909 Silver Lake Boulevard, Dover, Delaware 19904

(Address of principal executive offices, including Zip Code)

(302) 734-6799

(Registrant’s Telephone Number, including Area Code)

(Former name, former address and former fiscal year, if changed since last report.)

 

 

Check the appropriate box below if the Form 8-K filing is intended to simultaneously satisfy the filing obligation of the registrant under any of the following provisions (see General Instruction A.2. below):

 

  ¨ Written communications pursuant to Rule 425 under the Securities Act (17 CFR 230.425)

 

  ¨ Soliciting material pursuant to Rule 14a-12 under the Exchange Act (17 CFR 240.14a-12)

 

  ¨ Pre-commencement communications pursuant to Rule 14d-2(b) under the Exchange Act (17 CFR 240.14d-2(b))

 

  ¨ Pre-commencement communications pursuant to Rule 13e-4(c) under the Exchange Act (17 CFR 240.13e-4(c))

 

 

 


Item 5.02 Departure of Directors or Certain Officers; Election of Directors; Appointment of Certain Officers; Compensatory Arrangements of Certain Officers

On January 8, 2014, Chesapeake Utilities Corporation (the “Company”) entered into an amendment (the “Amendment”) to the Executive Employment Agreement, dated as of January 14, 2011, by and between the Company and Michael P. McMasters, the President and Chief Executive Officer of the Company (the “Employment Agreement”).

The Amendment is effective as of January 1, 2014, and extends the term of the Employment Agreement through December 31, 2015. The Amendment also reflects: (i) Mr. McMasters’ current annual base compensation of $440,000; and (ii) Mr. McMasters’ current eligible annual target short-term cash bonus incentive award amount, which is equal to 45 percent of his base compensation.

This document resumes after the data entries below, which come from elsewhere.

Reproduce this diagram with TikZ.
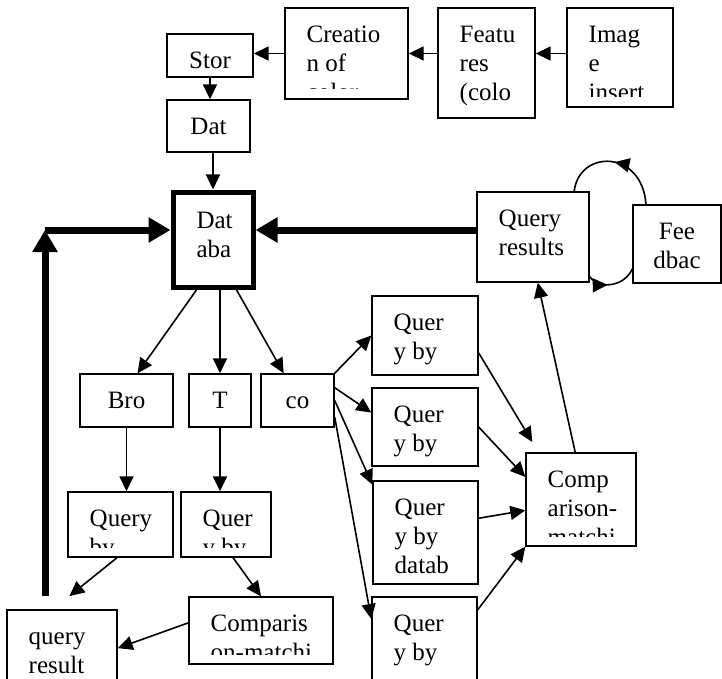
\documentclass[tikz,border=0pt]{standalone}
\usepackage{fontspec}
\setmainfont{Liberation Serif}
\usetikzlibrary{arrows.meta, decorations.markings}

\tikzset{
  cutgap/.initial=10pt,
  wbox/.style 2 args={draw, line width=1.4pt, inner sep=0pt, minimum width=#1pt, minimum height=#2pt},
  lines/.style={anchor=north west, align=left, inner sep=0pt, minimum width=0pt, minimum height=0pt,
    font=\fontsize{25}{29}\selectfont},
  clines/.style={lines, anchor=north, align=center},
  %text of a box, cut off above the bottom edge
  txt/.style 2 args={path picture={
    \clip (path picture bounding box.north west) rectangle ([yshift=\pgfkeysvalueof{/tikz/cutgap}]path picture bounding box.south east);
    \node[lines] (#1) at ([xshift=21pt,yshift=-13.7pt]path picture bounding box.north west) {\strut #2};}},
  ctxt/.style 2 args={path picture={
    \clip (path picture bounding box.north west) rectangle ([yshift=\pgfkeysvalueof{/tikz/cutgap}]path picture bounding box.south east);
    \node[clines] (#1) at ([yshift=-13.7pt]path picture bounding box.north) {\strut #2};}},
  arr/.style={line width=1.6pt, -{Triangle[length=15pt,width=14pt]}},
  fat/.style={line width=7pt, -{Triangle[length=22pt,width=24pt]}},
  midarr/.style={line width=1.6pt, postaction={decorate},
    decoration={markings, mark=at position #1 with {\arrow{Triangle[length=15pt,width=14pt]}}}}
}

\begin{document}
\begin{tikzpicture}[x=1pt, y=-1pt]
  \useasboundingbox (0,0) rectangle (722,679);
  %top row
  \node[wbox={106}{99}, txt={img-t}{Imag\\e\\insert}] (img) at (620,57.5) {};
  \node[wbox={97}{110}, txt={feat-t}{Featu\\res\\(colo\\r, tex}] (feat) at (486.5,63) {};
  \node[wbox={123}{91}, txt={creat-t}{Creatio\\n of\\color}] (creat) at (346.5,53.5) {};
  \node[wbox={86}{43}, cutgap=5pt, ctxt={stor-t}{Stor}] (stor) at (210,55.5) {};
  \node[wbox={83}{52}, ctxt={dat-t}{Dat}] (dat) at (208.5,126) {};
  %database and the query results loop
  \node[wbox={80}{95}, line width=5pt, txt={db-t}{Dat\\aba}] (db) at (213,239.5) {};
  \node[wbox={112}{90}, txt={qres-t}{Query\\results}] (qres) at (533,237) {};
  \node[wbox={88}{78}, ctxt={fb-t}{Fee\\dbac}] (fb) at (677,244) {};
  %left branches
  \node[wbox={93}{53}, ctxt={bro-t}{Bro}] (bro) at (126.5,400.5) {};
  \node[wbox={62}{53}, ctxt={t-t}{T}] (tb) at (220,400.5) {};
  \node[wbox={73}{53}, ctxt={co-t}{co}] (co) at (297.5,400.5) {};
  \node[wbox={105}{65}, txt={qbl-t}{Query\\by}] (qbl) at (120.5,524.5) {};
  \node[wbox={90}{65}, txt={qbm-t}{Quer\\y by}] (qbm) at (226,524.5) {};
  \node[wbox={110}{90}, txt={qr-t}{query\\result}] (qr) at (62,655) {};
  \node[wbox={144}{67}, txt={cmpl-t}{Comparis\\on-matchi}] (cmpl) at (261,630.5) {};
  %right column
  \node[wbox={106}{79}, txt={q1-t}{Quer\\y by}] (q1) at (425,335.5) {};
  \node[wbox={106}{78}, txt={q2-t}{Quer\\y by}] (q2) at (425,427) {};
  \node[wbox={105}{103}, txt={q3-t}{Quer\\y by\\datab}] (q3) at (425.5,532.5) {};
  \node[wbox={105}{103}, txt={q4-t}{Quer\\y by}] (q4) at (424.5,648.5) {};
  \node[wbox={110}{93}, txt={cmpr-t}{Comp\\arison-\\matchi}] (cmpr) at (581,499.5) {};

  %arrows of the top row
  \draw[arr] (img.west |- creat.west) -- (feat.east |- creat.west);
  \draw[arr] (feat.west |- creat.west) -- (creat.east);
  \draw[arr] (creat.west) -- (stor.east |- creat.west);
  \draw[arr] (stor.south) -- (stor.south |- dat.north);
  \draw[arr] (db.north |- dat.south) -- (db.north);
  %thick arrows into the database
  \coordinate (bend) at (45,230);
  \coordinate (foot) at (45,596);
  \draw[fat] (foot) -- (bend);
  \draw[fat] (bend) -- (bend -| db.west);
  \draw[fat] (bend -| qres.west) -- (bend -| db.east);
  %database down to the branches
  \draw[arr] (db.252) -- (bro.68);
  \draw[arr] (tb.north |- db.south) -- (tb.north);
  \draw[arr] (db.-65) -- (co.117);
  \draw[arr] (bro.south) -- (bro.south |- qbl.north);
  \draw[arr] (tb.south) -- (tb.south |- qbm.north);
  \draw[arr, shorten >=21pt] (qbl.264) -- ([xshift=-9pt]qr.north);
  \draw[arr] (qbm.282) -- (cmpl.north);
  \draw[arr] (cmpl.174) -- (qr.7);
  %co fans out to the four queries
  \draw[arr] (co.north east) -- (q1.west);
  \draw[arr] (co.19) -- (q2.165);
  \draw[arr] (co.east) -- (q3.138);
  \draw[arr] (co.-24) -- (q4.151);
  \draw[arr, shorten >=12pt] (q1.-18) -- (cmpr.132);
  \draw[arr] (q2.east) -- (cmpr.158);
  \draw[arr] (q3.15) -- (cmpr.191);
  \draw[arr] (q4.36) -- (cmpr.south west);
  \draw[arr] (cmpr.97) -- (qres.-84);
  %feedback loop
  \draw[midarr=0.5] (fb.128) .. controls +(-4,-55) and +(5,-42) .. (qres.48);
  \draw[midarr=0.4] (qres.-35) .. controls +(10,14) and +(-7,17) .. (fb.209);
\end{tikzpicture}
\end{document}
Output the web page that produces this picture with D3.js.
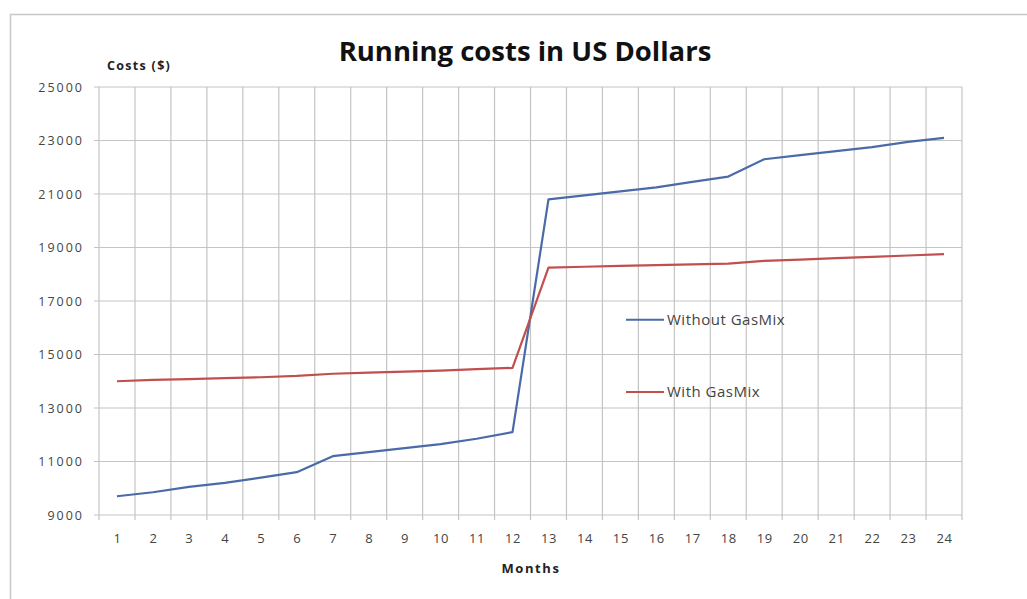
<!DOCTYPE html>
<html><head><meta charset="utf-8">
<script src="https://cdn.jsdelivr.net/npm/d3@7/dist/d3.min.js"></script>
<style>body{margin:0;background:#fff;}svg{display:block;}</style>
</head><body>
<svg id="c" width="1027" height="599"></svg>
<script>
const months = d3.range(1, 25);
const withoutGasMix = [9700, 9850, 10050, 10200, 10400, 10600, 11200, 11350, 11500, 11650, 11850, 12100,
  20800, 20950, 21100, 21250, 21450, 21650, 22300, 22450, 22600, 22750, 22950, 23100];
const withGasMix = [14000, 14050, 14080, 14120, 14150, 14200, 14280, 14320, 14360, 14400, 14450, 14500,
  18250, 18280, 18310, 18340, 18370, 18400, 18500, 18550, 18600, 18650, 18700, 18750];
const yTicks = [9000, 11000, 13000, 15000, 17000, 19000, 21000, 23000, 25000];
const seriesNames = ["Without GasMix", "With GasMix"];
const seriesColors = ["#4a6aa8", "#c0504d"];

const svg = d3.select("#c");
const L = 99, R = 962, T = 87, B = 515;
const FONT = "Open Sans, sans-serif";

// outer frame
svg.append("rect").attr("x", 10.5).attr("y", 14.5).attr("width", 1030).attr("height", 600)
  .attr("fill", "none").attr("stroke", "#c8c8c8").attr("stroke-width", 1.5);

const x = d3.scaleBand().domain(months).range([L, R]);
const y = d3.scaleLinear().domain([9000, 25000]).range([B, T]);

// horizontal gridlines
svg.append("g").selectAll("line").data(yTicks).join("line")
  .attr("x1", L - 5).attr("x2", R).attr("y1", d => y(d)).attr("y2", d => y(d))
  .attr("stroke", "#c4c4c4").attr("stroke-width", 1.2);

// vertical gridlines at category boundaries
const bounds = months.map(m => x(m)).concat([R]);
svg.append("g").selectAll("line").data(bounds).join("line")
  .attr("x1", d => d).attr("x2", d => d).attr("y1", T).attr("y2", B + 5)
  .attr("stroke", "#c4c4c4").attr("stroke-width", 1.2);

// y axis labels
svg.append("g").selectAll("text").data(yTicks).join("text")
  .attr("x", 84).attr("y", d => y(d) + 4.5).attr("text-anchor", "end")
  .attr("font-family", FONT).attr("font-size", 12.5).attr("letter-spacing", 2).attr("fill", "#444")
  .text(d => d);

// x axis labels
svg.append("g").selectAll("text").data(months).join("text")
  .attr("x", d => x(d) + x.bandwidth() / 2 + 0.5).attr("y", 543).attr("text-anchor", "middle")
  .attr("font-family", FONT).attr("font-size", 13).attr("letter-spacing", 0.6).attr("fill", "#444")
  .text(d => d);

// lines
const line = d3.line().x((d, i) => x(months[i]) + x.bandwidth() / 2).y(d => y(d));
[withoutGasMix, withGasMix].forEach((vals, k) => {
  svg.append("path").datum(vals).attr("d", line).attr("fill", "none")
    .attr("stroke", seriesColors[k]).attr("stroke-width", 2.2).attr("stroke-linejoin", "round");
});

// legend
const legendY = [y(16300), y(13600)];
seriesNames.forEach((n, k) => {
  svg.append("line").attr("x1", 626).attr("x2", 664).attr("y1", legendY[k]).attr("y2", legendY[k])
    .attr("stroke", seriesColors[k]).attr("stroke-width", 2);
  svg.append("text").attr("x", 667).attr("y", legendY[k] + 5)
    .attr("font-family", FONT).attr("font-size", 15).attr("letter-spacing", 0.5).attr("fill", "#444").text(n);
});

// title & axis titles
svg.append("text").attr("x", 525).attr("y", 61).attr("text-anchor", "middle")
  .attr("font-family", FONT).attr("font-weight", "bold").attr("font-size", 27.5)
  .attr("fill", "#111").text("Running costs in US Dollars");
svg.append("text").attr("x", 107).attr("y", 70)
  .attr("font-family", FONT).attr("font-weight", "bold").attr("font-size", 12.5).attr("letter-spacing", 1.3)
  .attr("fill", "#222").text("Costs ($)");
svg.append("text").attr("x", 531).attr("y", 573).attr("text-anchor", "middle")
  .attr("font-family", FONT).attr("font-weight", "bold").attr("font-size", 13).attr("letter-spacing", 1.6)
  .attr("fill", "#222").text("Months");
</script>
</body></html>
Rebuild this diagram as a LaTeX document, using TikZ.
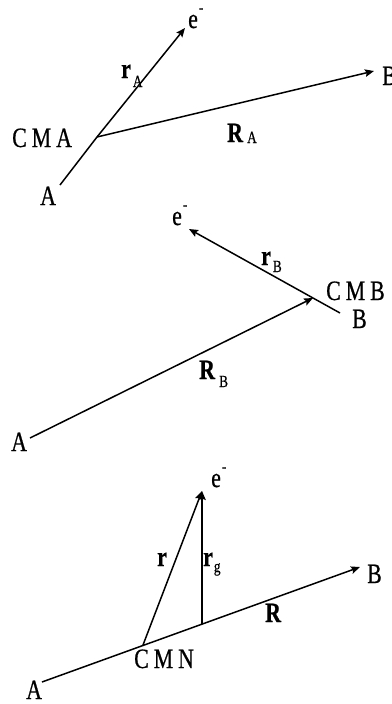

The Amendment further provides that long-term incentive compensation awards: (i) will be granted annually pursuant to the terms of the Chesapeake Utilities Corporation 2013 Stock and Incentive Compensation Plan with a target award based upon 75 percent of Mr. McMasters’ base compensation; and (ii) each target award will be made in the form of shares using the average closing price during the November 1 through December 31 period immediately preceding the grant date.

Except as modified by the Amendment, all other terms and conditions of the Employment Agreement remain unmodified and in full force and effect. The description of the material terms of the Amendment is qualified in its entirety by reference to the full text of the Amendment which is attached hereto as Exhibit 10.1 and hereby incorporated in this Item 5.02 by reference.

Item 9.01. Financial Statements and Exhibits.

 

Exhibit 10.1    Amendment to Executive Employment Agreement dated January 8, 2014, by and between Chesapeake Utilities Corporation and Michael P. McMasters


SIGNATURE

Pursuant to the requirements of the Securities Exchange Act of 1934, the Registrant has duly caused this Report to be signed on its behalf by the undersigned hereunto duly authorized.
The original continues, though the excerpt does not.